There are also many other areas of international cooperation between our various IP offices. For example, many of our various offices cooperate on the Global Dossier, making it easier for examiners in one office to see the work done by examiners in another office.
Plus, there is the Patent Cooperation Highway (PPH), which allows one office to expedite the review of applications that have already been reviewed by another office. For example, if a patent application is first reviewed and allowed by the EPO and an applicant uses the PPH for examination in the United States, the USPTO will examine that application on an accelerated schedule and its likelihood of success is much higher.
The bottom line is that all of our offices must continue and even enhance work together to support innovation and entrepreneurship around the world.
For human advancement has consistently been pushed forward by our inventors. As I often say, they are our heroes.
One of America’s greatest inventor heroes was Thomas Edison. He invented a light bulb, gramophone (or, “speaking machine,” as they called it then), motion pictures, and so much more. Indeed, he invented the modern system of inventing, with his innovation laboratory at Menlo Park, New Jersey.
A contemporaneous scientific publication written in 1878 said, “Mr. Edison, with his marvelous inventions, is pushing the whole world ahead in its march to the highest civilization.”
That is what inventors do: they continuously push all of us to the highest civilization.
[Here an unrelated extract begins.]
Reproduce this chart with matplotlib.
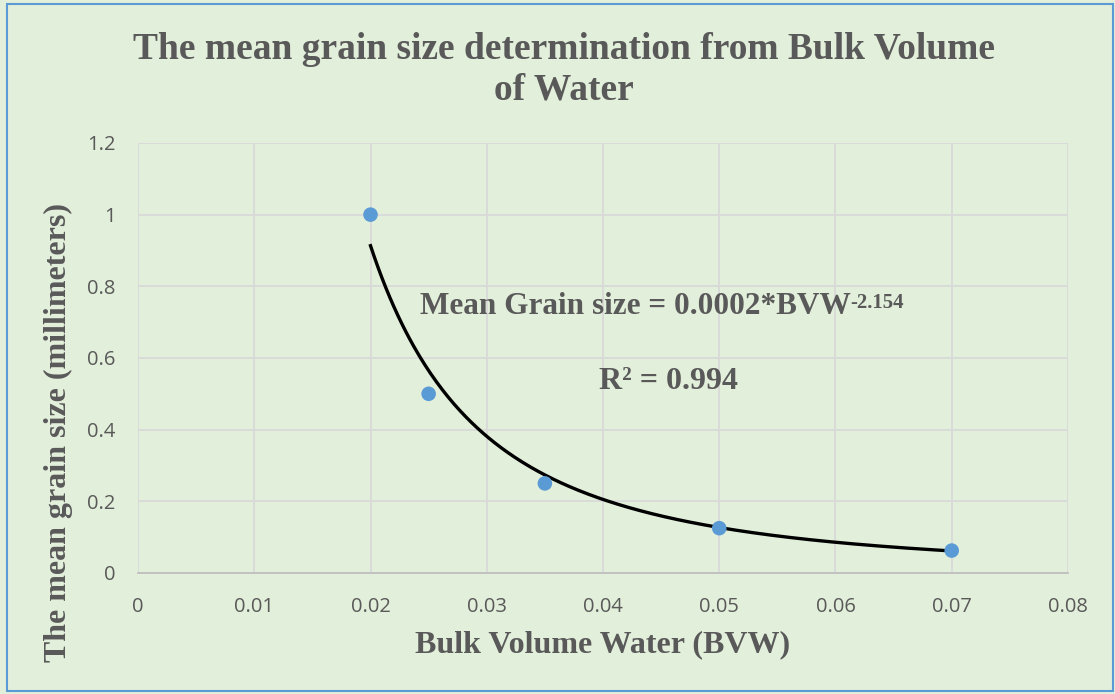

And that is why we in this profession strive to help them and to support them.
I am convinced that because of inventors, and the work we all do, the future of innovation is bright indeed.
And what would Traian Vuia, Aurel Vlaicu, Henri Coanda and the Wright Brothers think about that future, if they were here with us today? What would they think of drones that can fly on their own without a pilot?
Aurel Vlaicu died because he insisted on piloting his own prototype across the mountains. He did not let another pilot fly his plane, much less let the plane fly without a pilot at all.
Specifically, what would they think of the coming convergence, where self-flying drones are combined with artificial intelligence so that they might perhaps fly with complete independence, without any human input whatsoever? Just close your eyes for a second, and imagine those guys working and inventing today.
If I had to guess, these great inventors would actually be thrilled to see how far we have come, and excited to help us go much further. Because that is what great inventors do: always looking for the next advance, always working to push us ahead.
As for us, for you and me, we are about to experience personally and most directly all these new machines, and so much more. And all of it very soon. Because the future keeps coming forever faster.
I look forward to continued collaborations between and among our nations, to build upon all the successes we’ve had working together thus far, and to secure that future on behalf of innovation around the world.
Multumesc, si va urez mult succes in continuare! (“Thank you, and I wish you much continued success.”)
It has truly been an honor to be with all of you here today.